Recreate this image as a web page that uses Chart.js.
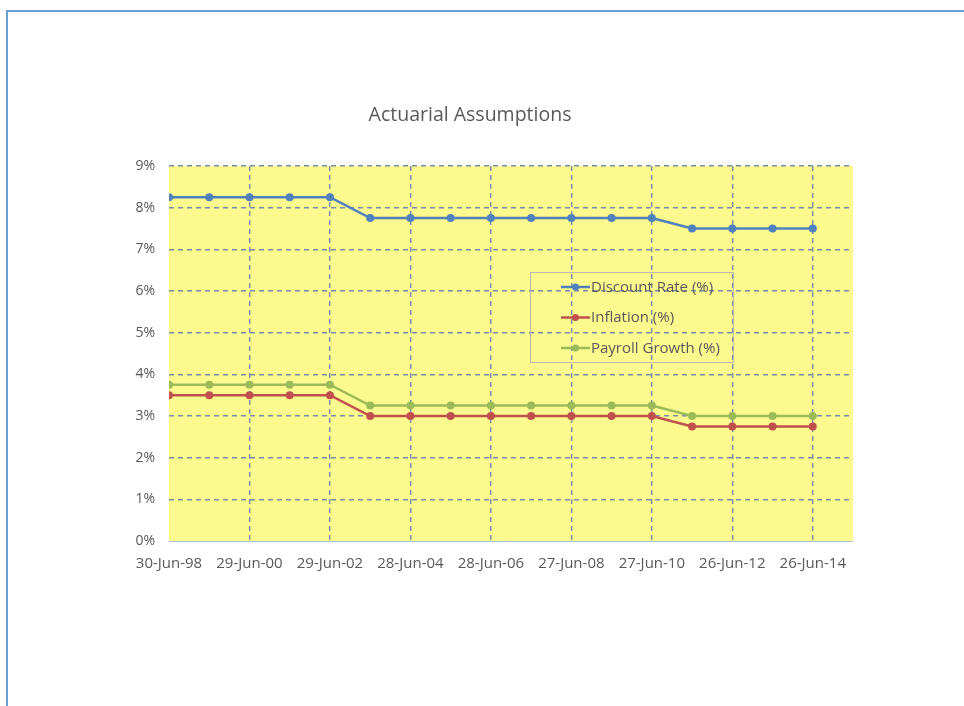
<!DOCTYPE html>
<html>
<head>
<meta charset="utf-8">
<script src="https://cdn.jsdelivr.net/npm/chart.js@4.4.1/dist/chart.umd.min.js"></script>
<style>
  html, body { margin: 0; padding: 0; background: #ffffff; }
  body { width: 964px; height: 706px; position: relative; overflow: hidden; }
  .frame {
    position: absolute; left: 6px; top: 10px; width: 980px; height: 720px;
    border-left: 2px solid #6a9fd4; border-top: 2px solid #6a9fd4;
  }
  #wrap { position: absolute; left: 0; top: 0; width: 964px; height: 706px; }
</style>
</head>
<body>
<div class="frame"></div>
<div id="wrap"><canvas id="chart" width="964" height="706"></canvas></div>
<script>
// Valuation dates (one per year)
const dates = [
  '30-Jun-98', '30-Jun-99', '29-Jun-00', '29-Jun-01', '29-Jun-02', '29-Jun-03',
  '28-Jun-04', '28-Jun-05', '28-Jun-06', '28-Jun-07', '27-Jun-08', '27-Jun-09',
  '27-Jun-10', '27-Jun-11', '26-Jun-12', '26-Jun-13', '26-Jun-14'
];

// Assumptions, in percent
const discountRate  = [8.25, 8.25, 8.25, 8.25, 8.25, 7.75, 7.75, 7.75, 7.75, 7.75, 7.75, 7.75, 7.75, 7.5, 7.5, 7.5, 7.5];
const inflation     = [3.5, 3.5, 3.5, 3.5, 3.5, 3.0, 3.0, 3.0, 3.0, 3.0, 3.0, 3.0, 3.0, 2.75, 2.75, 2.75, 2.75];
const payrollGrowth = [3.75, 3.75, 3.75, 3.75, 3.75, 3.25, 3.25, 3.25, 3.25, 3.25, 3.25, 3.25, 3.25, 3.0, 3.0, 3.0, 3.0];

const seriesNames = ['Discount Rate (%)', 'Inflation (%)', 'Payroll Growth (%)'];
const seriesColors = ['#4f81bd', '#c0504d', '#9bbb59'];

const yTicks = [0, 1, 2, 3, 4, 5, 6, 7, 8, 9];
const chartTitle = 'Actuarial Assumptions';

const FONT = "'Open Sans', 'DejaVu Sans', sans-serif";
const TEXT = '#595959';
const GRID = '#7490a4';

function toPoints(values) {
  return values.map((v, i) => ({ x: i, y: v }));
}

const seriesValues = [discountRate, inflation, payrollGrowth];
const datasets = seriesValues.map((vals, k) => ({
  label: seriesNames[k],
  data: toPoints(vals),
  borderColor: seriesColors[k],
  backgroundColor: seriesColors[k],
  borderWidth: 2.5,
  pointRadius: 4,
  pointHoverRadius: 4,
  pointBorderWidth: 0,
  tension: 0
}));

// Yellow plot area
const plotBackground = {
  id: 'plotBackground',
  beforeDraw(chart) {
    const { ctx, chartArea: a } = chart;
    ctx.save();
    ctx.fillStyle = '#fcf98e';
    ctx.fillRect(a.left, a.top, a.right - a.left, a.bottom - a.top);
    ctx.restore();
  }
};

// Title and in-plot legend box
const overlay = {
  id: 'overlay',
  afterDraw(chart) {
    const { ctx } = chart;
    ctx.save();
    ctx.fillStyle = TEXT;
    ctx.font = "19.5px " + FONT;
    ctx.textAlign = 'center';
    ctx.textBaseline = 'middle';
    ctx.fillText(chartTitle, 470, 115);

    const bx = 530, by = 272, bw = 203, bh = 90;
    ctx.strokeStyle = '#b8b8b0';
    ctx.lineWidth = 1;
    ctx.strokeRect(bx + 0.5, by + 0.5, bw, bh);

    ctx.font = "15px " + FONT;
    ctx.textAlign = 'left';
    chart.data.datasets.forEach((ds, i) => {
      const y = by + 15 + i * 30.5;
      ctx.strokeStyle = ds.borderColor;
      ctx.lineWidth = 2.5;
      ctx.beginPath();
      ctx.moveTo(561, y);
      ctx.lineTo(590, y);
      ctx.stroke();
      ctx.fillStyle = ds.borderColor;
      ctx.beginPath();
      ctx.arc(575.5, y, 3.5, 0, Math.PI * 2);
      ctx.fill();
      ctx.fillStyle = TEXT;
      ctx.fillText(ds.label, 591, y + 0.5);
    });
    ctx.restore();
  }
};

new Chart(document.getElementById('chart'), {
  type: 'line',
  data: { datasets },
  plugins: [plotBackground, overlay],
  options: {
    responsive: false,
    animation: false,
    layout: { padding: { left: 0, right: 111, top: 166, bottom: 0 } },
    plugins: {
      legend: { display: false },
      title: { display: false },
      tooltip: { enabled: false }
    },
    scales: {
      x: {
        type: 'linear',
        min: 0,
        max: dates.length,
        afterBuildTicks(scale) {
          scale.ticks = dates.map((d, i) => ({ value: i })).filter(t => t.value % 2 === 0);
        },
        afterFit(scale) { scale.height = 706 - 541; },
        grid: {
          drawTicks: false,
          color: ctx => (ctx.tick && ctx.tick.value === 0) ? 'rgba(0,0,0,0)' : GRID,
          lineWidth: 1.4
        },
        border: { display: true, color: '#a9c2dc', width: 1, dash: [5, 4] },
        ticks: {
          padding: 14,
          maxRotation: 0,
          autoSkip: false,
          color: TEXT,
          font: { family: FONT, size: 15 },
          callback: v => dates[v] || ''
        }
      },
      y: {
        min: 0,
        max: 9,
        afterBuildTicks(scale) {
          scale.ticks = yTicks.map(v => ({ value: v }));
        },
        afterFit(scale) { scale.width = 169; },
        grid: {
          drawTicks: false,
          color: ctx => (ctx.tick && ctx.tick.value === 0) ? 'rgba(0,0,0,0)' : GRID,
          lineWidth: 1.4
        },
        border: { display: false, dash: [5, 4] },
        ticks: {
          padding: 14,
          color: TEXT,
          font: { family: FONT, size: 14 },
          callback: v => v + '%'
        }
      }
    }
  }
});
</script>
</body>
</html>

★ ★ ★ ★ ★ ★ ★

### WHAT IS EXPECTED
Repeat the material above verbatim, with no pictures in the output.

### EXERCISE ANSWER
Recreate this image as a web page that uses Chart.js.
<!DOCTYPE html>
<html>
<head>
<meta charset="utf-8">
<script src="https://cdn.jsdelivr.net/npm/chart.js@4.4.1/dist/chart.umd.min.js"></script>
<style>
  html, body { margin: 0; padding: 0; background: #ffffff; }
  body { width: 964px; height: 706px; position: relative; overflow: hidden; }
  .frame {
    position: absolute; left: 6px; top: 10px; width: 980px; height: 720px;
    border-left: 2px solid #6a9fd4; border-top: 2px solid #6a9fd4;
  }
  #wrap { position: absolute; left: 0; top: 0; width: 964px; height: 706px; }
</style>
</head>
<body>
<div class="frame"></div>
<div id="wrap"><canvas id="chart" width="964" height="706"></canvas></div>
<script>
// Valuation dates (one per year)
const dates = [
  '30-Jun-98', '30-Jun-99', '29-Jun-00', '29-Jun-01', '29-Jun-02', '29-Jun-03',
  '28-Jun-04', '28-Jun-05', '28-Jun-06', '28-Jun-07', '27-Jun-08', '27-Jun-09',
  '27-Jun-10', '27-Jun-11', '26-Jun-12', '26-Jun-13', '26-Jun-14'
];

// Assumptions, in percent
const discountRate  = [8.25, 8.25, 8.25, 8.25, 8.25, 7.75, 7.75, 7.75, 7.75, 7.75, 7.75, 7.75, 7.75, 7.5, 7.5, 7.5, 7.5];
const inflation     = [3.5, 3.5, 3.5, 3.5, 3.5, 3.0, 3.0, 3.0, 3.0, 3.0, 3.0, 3.0, 3.0, 2.75, 2.75, 2.75, 2.75];
const payrollGrowth = [3.75, 3.75, 3.75, 3.75, 3.75, 3.25, 3.25, 3.25, 3.25, 3.25, 3.25, 3.25, 3.25, 3.0, 3.0, 3.0, 3.0];

const seriesNames = ['Discount Rate (%)', 'Inflation (%)', 'Payroll Growth (%)'];
const seriesColors = ['#4f81bd', '#c0504d', '#9bbb59'];

const yTicks = [0, 1, 2, 3, 4, 5, 6, 7, 8, 9];
const chartTitle = 'Actuarial Assumptions';

const FONT = "'Open Sans', 'DejaVu Sans', sans-serif";
const TEXT = '#595959';
const GRID = '#7490a4';

function toPoints(values) {
  return values.map((v, i) => ({ x: i, y: v }));
}

const seriesValues = [discountRate, inflation, payrollGrowth];
const datasets = seriesValues.map((vals, k) => ({
  label: seriesNames[k],
  data: toPoints(vals),
  borderColor: seriesColors[k],
  backgroundColor: seriesColors[k],
  borderWidth: 2.5,
  pointRadius: 4,
  pointHoverRadius: 4,
  pointBorderWidth: 0,
  tension: 0
}));

// Yellow plot area
const plotBackground = {
  id: 'plotBackground',
  beforeDraw(chart) {
    const { ctx, chartArea: a } = chart;
    ctx.save();
    ctx.fillStyle = '#fcf98e';
    ctx.fillRect(a.left, a.top, a.right - a.left, a.bottom - a.top);
    ctx.restore();
  }
};

// Title and in-plot legend box
const overlay = {
  id: 'overlay',
  afterDraw(chart) {
    const { ctx } = chart;
    ctx.save();
    ctx.fillStyle = TEXT;
    ctx.font = "19.5px " + FONT;
    ctx.textAlign = 'center';
    ctx.textBaseline = 'middle';
    ctx.fillText(chartTitle, 470, 115);

    const bx = 530, by = 272, bw = 203, bh = 90;
    ctx.strokeStyle = '#b8b8b0';
    ctx.lineWidth = 1;
    ctx.strokeRect(bx + 0.5, by + 0.5, bw, bh);

    ctx.font = "15px " + FONT;
    ctx.textAlign = 'left';
    chart.data.datasets.forEach((ds, i) => {
      const y = by + 15 + i * 30.5;
      ctx.strokeStyle = ds.borderColor;
      ctx.lineWidth = 2.5;
      ctx.beginPath();
      ctx.moveTo(561, y);
      ctx.lineTo(590, y);
      ctx.stroke();
      ctx.fillStyle = ds.borderColor;
      ctx.beginPath();
      ctx.arc(575.5, y, 3.5, 0, Math.PI * 2);
      ctx.fill();
      ctx.fillStyle = TEXT;
      ctx.fillText(ds.label, 591, y + 0.5);
    });
    ctx.restore();
  }
};

new Chart(document.getElementById('chart'), {
  type: 'line',
  data: { datasets },
  plugins: [plotBackground, overlay],
  options: {
    responsive: false,
    animation: false,
    layout: { padding: { left: 0, right: 111, top: 166, bottom: 0 } },
    plugins: {
      legend: { display: false },
      title: { display: false },
      tooltip: { enabled: false }
    },
    scales: {
      x: {
        type: 'linear',
        min: 0,
        max: dates.length,
        afterBuildTicks(scale) {
          scale.ticks = dates.map((d, i) => ({ value: i })).filter(t => t.value % 2 === 0);
        },
        afterFit(scale) { scale.height = 706 - 541; },
        grid: {
          drawTicks: false,
          color: ctx => (ctx.tick && ctx.tick.value === 0) ? 'rgba(0,0,0,0)' : GRID,
          lineWidth: 1.4
        },
        border: { display: true, color: '#a9c2dc', width: 1, dash: [5, 4] },
        ticks: {
          padding: 14,
          maxRotation: 0,
          autoSkip: false,
          color: TEXT,
          font: { family: FONT, size: 15 },
          callback: v => dates[v] || ''
        }
      },
      y: {
        min: 0,
        max: 9,
        afterBuildTicks(scale) {
          scale.ticks = yTicks.map(v => ({ value: v }));
        },
        afterFit(scale) { scale.width = 169; },
        grid: {
          drawTicks: false,
          color: ctx => (ctx.tick && ctx.tick.value === 0) ? 'rgba(0,0,0,0)' : GRID,
          lineWidth: 1.4
        },
        border: { display: false, dash: [5, 4] },
        ticks: {
          padding: 14,
          color: TEXT,
          font: { family: FONT, size: 14 },
          callback: v => v + '%'
        }
      }
    }
  }
});
</script>
</body>
</html>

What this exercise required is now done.